294 - 333: Similarity Search in High Dimensions Flashcards
What is the Curse of Dimensionality?
It refers to the phenomenon where increasing the number of dimensions in data makes indexing and search increasingly inefficient, as distances between points tend to become indistinguishable.
What is the Jaccard Coefficient?
Jaccard Coefficient measures the similarity between two sets
A and B, calculated as J(A,B) = |A ∩ B / A ∪ B|
What is Locality Sensitive Hashing (LSH)?
LSH is an approximate hashing technique used to process similarity searches in high-dimensional spaces by grouping similar items into the same hash buckets.

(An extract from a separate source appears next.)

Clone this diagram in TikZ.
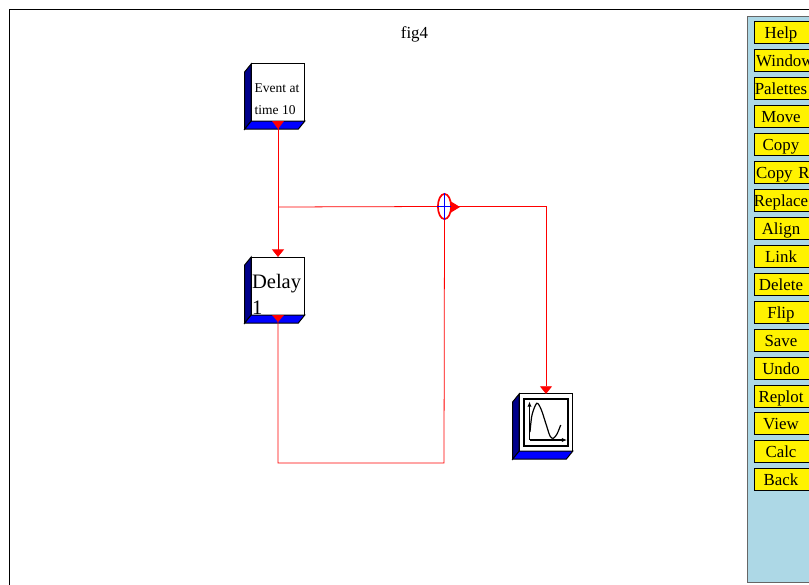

In Min Hashing, the probability that the minimum hash value of two sets is the same is equivalent to which metric?
a) Euclidean Distance
b) Manhattan Distance
c) Jaccard Coefficient
d) Cosine Similarity
c) Jaccard Coefficient
How does Min Hashing approximate the Jaccard Coefficient?
By computing the smallest hash values of elements in sets and estimating similarity based on the proportion of identical hash values.
Why might Locality Sensitive Hashing (LSH) use multiple hash tables?
To increase the likelihood that similar objects will collide in at least one bucket, improving search accuracy.